Transfer important things to other means of storage off line.

Develop rules about who you let in. Every time you order something on line and give your email address, there will be a little box that says "Yes! I want your marketing emails." Unclick that. You will still get the confirmation and shipping info. You can stay on lists of favorite retailers you buy from regularly and whose emails are interesting, but feel free to swipe left even on these as you speed through that daily list. Open only those you have time for.

Unsubscribe. Often,. You will not hurt anybody’s feelings. In fact, it will actually help them to lose a non-engaged member of their list. If you never open emails from a newsletter list, maybe because you are no longer interested or you know you can’t engage for the foreseeable future, you are doing them a favor by unsubscribing.

I regularly conduct unsubscribing campaigns about once a month. It doesn’t have to be every day. I’ve been swiping left on this missive for a while now and it is evident that we have no near-time future together. I take a moment to say good bye.

If you have unsubscribed to a list twice and are still getting emails, put it in SPAM, then delete. This hurts their stats and they will eventually take action to run their list correctly.

Check your SPAM folder daily and delete or move it to inbox if it should not have gone there.

Check all folders at least weekly. Do not allow them to grow. Transfer and cull regularly.

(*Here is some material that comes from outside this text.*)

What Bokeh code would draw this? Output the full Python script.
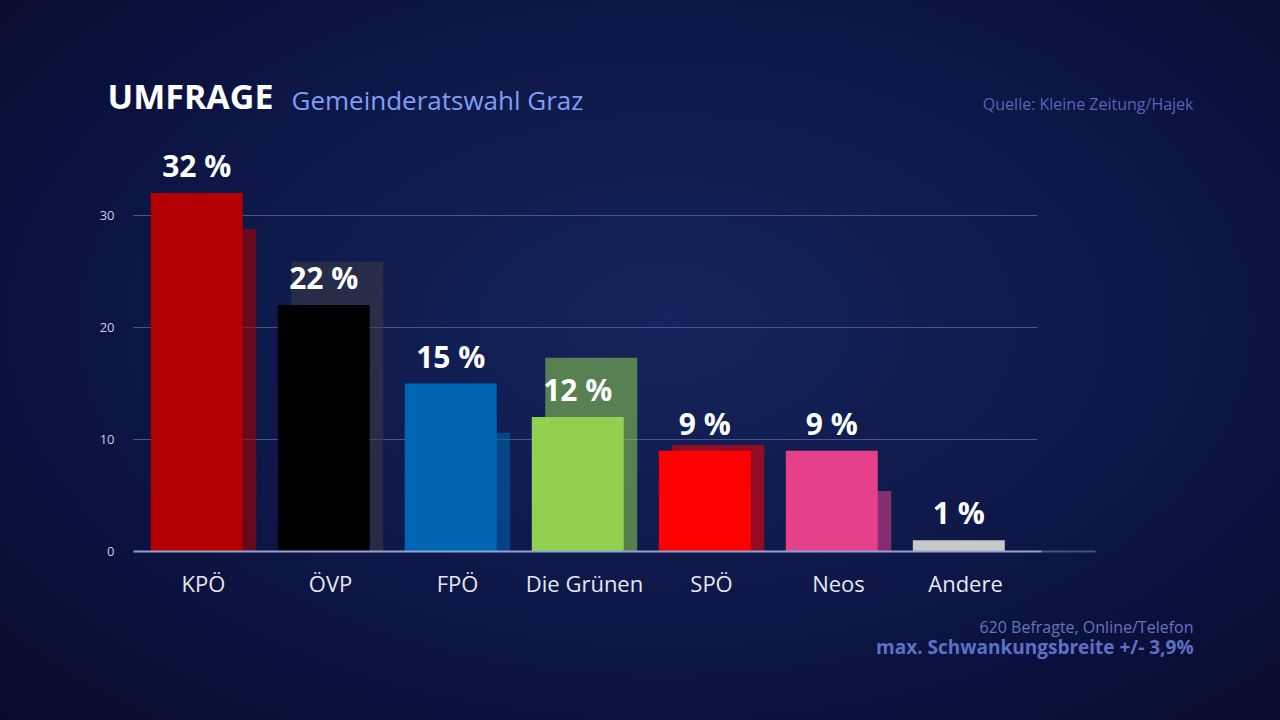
from bokeh.plotting import figure
from bokeh.models import Label, FixedTicker, ColumnDataSource, GlobalInlineStyleSheet
from bokeh.core.properties import value
from bokeh.embed import file_html
from bokeh.resources import INLINE

# ---- data ----
parties = ["KPÖ", "ÖVP", "FPÖ", "Die Grünen", "SPÖ", "Neos", "Andere"]
poll = [32, 22, 15, 12, 9, 9, 1]
previous = [28.8, 25.9, 10.6, 17.3, 9.5, 5.4, 0]
value_labels = ["32 %", "22 %", "15 %", "12 %", "9 %", "9 %", "1 %"]
bar_colors = ["#b30000", "#000000", "#0066b3", "#92d050", "#ff0000", "#e4418a", "#c8c8c8"]
shadow_colors = ["#b30000", "#3a3c46", "#0066b3", "#92d050", "#ff0000", "#e4418a", "#c8c8c8"]
y_ticks = [0, 10, 20, 30]

FONT = "Open Sans"

xs = list(range(len(parties)))
off = 0.053
bar_w = 0.724
label_gap = 2.45  # label lift above bar top, in value units

src = ColumnDataSource(dict(
    x_main=[x - off for x in xs],
    x_prev=[x + off for x in xs],
    poll=poll,
    lab_y=[v + label_gap for v in poll],
    prev=previous,
    lab=value_labels,
    col=bar_colors,
    scol=shadow_colors,
))

# frame spans x 100..1280 px and y 0..700 px of the page
p = figure(width=1280, height=720, output_backend="svg", toolbar_location=None,
           x_range=(-0.811, 8.480), y_range=(-13.304, 49.196),
           min_border_left=100, min_border_right=0,
           min_border_top=0, min_border_bottom=20)
p.title.visible = False

p.styles = {"background": "radial-gradient(ellipse 75% 80% at 52% 45%, #15245c 0%, #0f1a4c 40%, #0b113e 70%, #080b2a 100%)"}
p.stylesheets = [GlobalInlineStyleSheet(css="html, body { background: #090d2e; margin: 0; }")]
p.background_fill_alpha = 0
p.border_fill_alpha = 0
p.outline_line_color = None
p.xgrid.visible = False
p.ygrid.visible = False

# gridlines (shorter than the baseline)
p.segment(x0=[-0.551] * 3, x1=[6.567] * 3, y0=y_ticks[1:], y1=y_ticks[1:],
          line_color="#4a5688", line_width=1)

# previous result bars (behind)
p.vbar(x="x_prev", top="prev", bottom=0, width=bar_w, source=src,
       fill_color="scol", fill_alpha=0.55, line_color=None)
# poll bars
p.vbar(x="x_main", top="poll", bottom=0, width=bar_w, source=src,
       fill_color="col", line_color=None)

# baseline
p.segment(x0=[-0.551], x1=[6.60], y0=[0], y1=[0], line_color="#8fa2d2", line_width=2)
p.segment(x0=[6.60], x1=[7.024], y0=[0], y1=[0], line_color="#8fa2d2", line_width=2, line_alpha=0.45)

# value labels
p.text(x="x_main", y="lab_y", text="lab", source=src,
       text_align="center", text_baseline="alphabetic",
       text_font=value(FONT), text_font_style="bold", text_font_size="30px",
       text_color="#ffffff")

# axes (labels pulled into the frame area with negative standoffs)
xa = p.xaxis[0]
xa.ticker = FixedTicker(ticks=xs)
xa.major_label_overrides = {i: n for i, n in enumerate(parties)}
xa.axis_line_color = None
xa.major_tick_line_color = None
xa.minor_tick_line_color = None
xa.major_label_standoff = -139
xa.major_label_text_font = FONT
xa.major_label_text_font_size = "22px"
xa.major_label_text_color = "#e4e7f2"

ya = p.yaxis[0]
ya.ticker = FixedTicker(ticks=y_ticks)
ya.axis_line_color = None
ya.major_tick_line_color = None
ya.minor_tick_line_color = None
ya.major_label_standoff = -20
ya.major_label_text_font = FONT
ya.major_label_text_font_size = "13px"
ya.major_label_text_color = "#c9cee0"

# titles and notes, screen units relative to the frame (origin bottom-left)
def lab(x, y, text, size, color, align="left", bold=False):
    p.add_layout(Label(x=x, y=y, x_units="screen", y_units="screen",
                       text=text, text_align=align, text_baseline="middle",
                       text_font=FONT, text_font_size=size, text_color=color,
                       text_font_style="bold" if bold else "normal"))

lab(7, 605, "UMFRAGE", "34px", "#ffffff", bold=True)
lab(191, 601, "Gemeinderatswahl Graz", "26px", "#7f9ef2")
lab(1093, 597, "Quelle: Kleine Zeitung/Hajek", "16px", "#5566b5", align="right")
lab(1093, 73.5, "620 Befragte, Online/Telefon", "16px", "#6575bd", align="right")
lab(1093, 54, "max. Schwankungsbreite +/- 3,9%", "19px", "#5d70c4", align="right", bold=True)

open("out.html", "w").write(file_html(p, INLINE))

Get rid of that HISTORY folder if you have one. Now that you know how to stay on top of stuff that should not stay online, you will not need it.

Never, ever should you have to go to a second page in your INBOX. Make that a rule. Create a new project folder if that’s what is filling it up. Answer the ones that need answering. Be careful here. Not everything is as vital as it may seem at first, but when it is important, set aside the time to do what my daughter calls 'adulting'.

Now is a better time than later. Today is better than tomorrow. With important emails, develop the discipline to  do it now. Otherwise, swipe left.

Welcome to the world of document discipline.